In general, it is a good idea to try to come up with an informative commit message. Traditionally, git commit messages are written in present tense.

In general, it is a good idea to try to come up with an informative commit message. Traditionally, git commit messages are written in present tense.


Unlike using tools outside of your browser such as GitKraken or the command line, there is no need to push to or pull anything from GitHub because you’re making changes directly to GitHub, so the edits made to files are automatically saved into GitHub. It is important to note, however, that changes you make on GitHub need to be pulled (i.e., downloaded) onto your local computer before you start making changes locally – e.g., in Rstudio. They won’t appear automatically.

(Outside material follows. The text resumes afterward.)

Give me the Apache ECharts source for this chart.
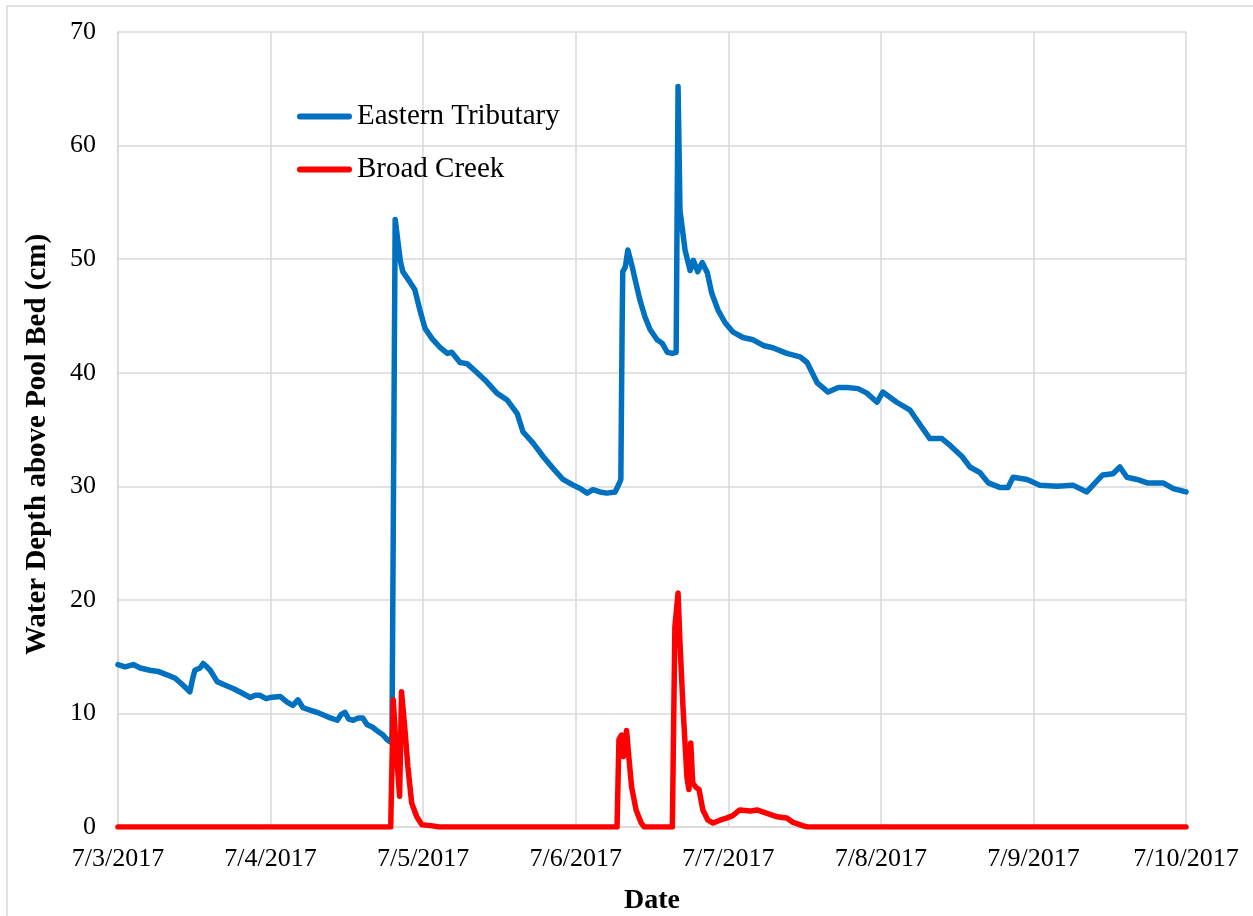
<!DOCTYPE html>
<html>
<head>
<meta charset="utf-8">
<title>Water Depth above Pool Bed</title>
<script src="https://cdn.jsdelivr.net/npm/echarts/dist/echarts.min.js"></script>
<style>
  html, body { margin: 0; padding: 0; background: #ffffff; }
  #chart { width: 1253px; height: 916px; }
</style>
</head>
<body>
<div id="chart"></div>
<script>
// Day labels on the x axis (one per 24 h starting 7/3/2017 00:00)
const dateLabels = ['7/3/2017', '7/4/2017', '7/5/2017', '7/6/2017', '7/7/2017', '7/8/2017', '7/9/2017', '7/10/2017'];

// Eastern Tributary: hours since 7/3/2017 00:00 and depth (cm)
const etHours = [0, 1.1, 2.4, 3.5, 5.0, 6.3, 7.7, 9.0, 10.2, 11.3, 11.8, 12.1, 12.9, 13.4, 13.8, 14.5, 15.6, 16.8, 18.1, 19.5,
  20.8, 21.6, 22.3, 23.3, 23.9, 25.5, 26.6, 27.5, 28.3, 29.1, 30.2, 31.3, 32.6, 33.4, 34.5, 35.1, 35.7, 36.3, 37.0, 37.8,
  38.5, 39.2, 40.0, 40.7, 41.7, 42.3, 42.8, 43.1, 43.6, 44.4, 44.8, 45.9, 46.7, 47.5, 48.3, 49.4, 50.7, 51.8, 52.5, 53.8,
  54.9, 56.5, 58.0, 59.6, 61.2, 62.8, 63.7, 65.3, 66.9, 68.4, 70.0, 71.6, 72.7, 73.8, 74.7, 75.8, 76.9, 78.2, 78.8, 79.1,
  79.3, 79.4, 79.8, 80.2, 80.9, 81.3, 82.1, 82.9, 83.7, 84.8, 85.6, 86.4, 87.2, 87.8, 87.9, 88.1, 88.4, 89.2, 90.0, 90.5,
  91.2, 91.9, 92.7, 93.4, 94.4, 95.5, 96.7, 98.3, 99.9, 101.5, 103.0, 105.2, 107.3, 108.4, 110.0, 111.7, 113.3, 114.7, 116.4, 117.8,
  119.4, 120.3, 122.5, 124.6, 126.2, 127.7, 129.6, 130.9, 132.8, 134.0, 135.6, 136.9, 138.7, 140.0, 140.8, 143.0, 145.0, 147.7, 150.2, 152.4,
  153.7, 154.9, 156.5, 157.6, 158.7, 160.3, 161.9, 164.4, 166.0, 168.0];
const etDepth = [14.3, 14.1, 14.3, 14.0, 13.8, 13.7, 13.4, 13.1, 12.5, 11.9, 13.2, 13.8, 14.0, 14.4, 14.2, 13.8, 12.8, 12.5, 12.2, 11.8,
  11.4, 11.6, 11.6, 11.3, 11.4, 11.5, 11.0, 10.7, 11.2, 10.5, 10.3, 10.1, 9.8, 9.6, 9.4, 9.9, 10.1, 9.5, 9.4, 9.6,
  9.6, 9.0, 8.8, 8.5, 8.1, 7.7, 7.5, 8.0, 53.5, 49.9, 48.9, 48.0, 47.3, 45.5, 43.9, 43.0, 42.2, 41.7, 41.8, 40.9,
  40.8, 40.0, 39.2, 38.2, 37.6, 36.4, 34.8, 33.8, 32.6, 31.6, 30.6, 30.1, 29.8, 29.4, 29.7, 29.5, 29.4, 29.5, 30.2, 30.6,
  44.0, 48.9, 49.3, 50.8, 49.3, 48.3, 46.4, 44.9, 43.8, 42.9, 42.6, 41.8, 41.7, 41.8, 50.0, 65.2, 54.3, 50.8, 49.0, 49.9,
  48.9, 49.7, 48.8, 47.0, 45.5, 44.4, 43.6, 43.1, 42.9, 42.4, 42.2, 41.7, 41.4, 40.9, 39.1, 38.3, 38.7, 38.7, 38.6, 38.2,
  37.4, 38.3, 37.4, 36.7, 35.4, 34.2, 34.2, 33.6, 32.6, 31.7, 31.2, 30.3, 29.9, 29.9, 30.8, 30.6, 30.1, 30.0, 30.1, 29.5,
  30.3, 31.0, 31.1, 31.7, 30.8, 30.6, 30.3, 30.3, 29.8, 29.5];

// Broad Creek: hours since 7/3/2017 00:00 and depth (cm)
const bcHours = [0, 42.9, 43.3, 43.8, 44.3, 44.6, 45.1, 45.6, 46.2, 47.0, 47.8, 49.5, 50.5,
  78.5, 78.8, 79.2, 79.5, 80.0, 80.4, 80.8, 81.5, 82.3, 82.8,
  87.2, 87.6, 88.1, 88.4, 88.9, 89.5, 89.8, 90.1, 90.4, 90.9, 91.4, 92.0, 92.8, 93.6, 94.7, 95.8, 96.7, 97.8,
  99.4, 100.5, 102.1, 103.7, 105.2, 106.2, 107.8, 108.5, 168.0];
const bcDepth = [0, 0, 11.2, 6.5, 2.7, 11.9, 8.8, 5.3, 2.1, 0.9, 0.2, 0.1, 0,
  0, 7.7, 8.1, 6.2, 8.5, 5.9, 3.5, 1.5, 0.35, 0,
  0, 17.6, 20.6, 16.2, 10.3, 4.4, 3.3, 7.4, 3.9, 3.5, 3.3, 1.5, 0.6, 0.35, 0.6, 0.8, 1.0, 1.5,
  1.4, 1.5, 1.2, 0.9, 0.8, 0.4, 0.1, 0, 0];

const pairs = (xs, ys) => xs.map((x, i) => [x, ys[i]]);

const serif = '"Liberation Serif", "Times New Roman", serif';
const gridColor = '#d9d9d9';
const capsule = 'path://M3,0 H52 A3,3 0 0 1 52,6 H3 A3,3 0 0 1 3,0 Z';

const chart = echarts.init(document.getElementById('chart'), null, { renderer: 'canvas' });

chart.setOption({
  animation: false,
  backgroundColor: '#ffffff',
  graphic: [{
    type: 'rect',
    shape: { x: 7, y: 6, width: 1260, height: 930 },
    style: { fill: 'none', stroke: gridColor, lineWidth: 1.5 },
    silent: true
  }],
  grid: { left: 118, right: 67, top: 32, bottom: 89, containLabel: false, outerBoundsMode: 'none' },
  legend: {
    left: 292,
    top: 97,
    orient: 'vertical',
    itemGap: 24,
    itemWidth: 55,
    itemHeight: 6,
    textStyle: { fontFamily: serif, fontSize: 29, color: '#000000' },
    data: [
      { name: 'Eastern Tributary', icon: capsule },
      { name: 'Broad Creek', icon: capsule }
    ]
  },
  xAxis: {
    type: 'value',
    min: 0,
    max: 168,
    interval: 24,
    name: 'Date',
    nameLocation: 'middle',
    nameGap: 60,
    nameTextStyle: { fontFamily: serif, fontSize: 28, fontWeight: 'bold', color: '#000000' },
    axisLine: { show: true, lineStyle: { color: gridColor, width: 1.5 } },
    axisTick: { show: false },
    splitLine: { show: true, lineStyle: { color: gridColor, width: 1.5 } },
    axisLabel: {
      margin: 19,
      fontFamily: serif,
      fontSize: 26,
      color: '#000000',
      formatter: v => dateLabels[Math.round(v / 24)]
    }
  },
  yAxis: {
    type: 'value',
    min: 0,
    max: 70,
    interval: 10,
    name: 'Water Depth above Pool Bed (cm)',
    nameLocation: 'middle',
    nameGap: 66,
    nameTextStyle: { fontFamily: serif, fontSize: 29, fontWeight: 'bold', color: '#000000', padding: [0, 30, 0, 0] },
    axisLine: { show: true, lineStyle: { color: gridColor, width: 1.5 } },
    axisTick: { show: false },
    splitLine: { show: true, lineStyle: { color: gridColor, width: 1.5 } },
    axisLabel: { margin: 22, fontFamily: serif, fontSize: 26, color: '#000000' }
  },
  series: [
    {
      name: 'Eastern Tributary',
      type: 'line',
      data: pairs(etHours, etDepth),
      symbol: 'none',
      color: '#0070C0',
      lineStyle: { color: '#0070C0', width: 5.5, cap: 'round', join: 'round' }
    },
    {
      name: 'Broad Creek',
      type: 'line',
      data: pairs(bcHours, bcDepth),
      symbol: 'none',
      color: '#FF0000',
      lineStyle: { color: '#FF0000', width: 5.5, cap: 'round', join: 'round' }
    }
  ]
});
</script>
</body>
</html>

With no need to push or pull in GitHub itself, we can move to using branches in GitHub. You can create a branch whenever you edit a file by selecting the ‘Create a new branch for this commit and start a pull request’ radio button below your commit message.


Creating a new branch will immediately take you to the pull request screen below. This will send a request to merge the change that you’ve just made with the master branch (i.e., a ‘pull request’) – it let’s you know that the branches can be merged without any merge conflict, and shows the change that you made at the bottom of the secreen (removing ‘Tomatoes’ and adding ‘Avacodo’).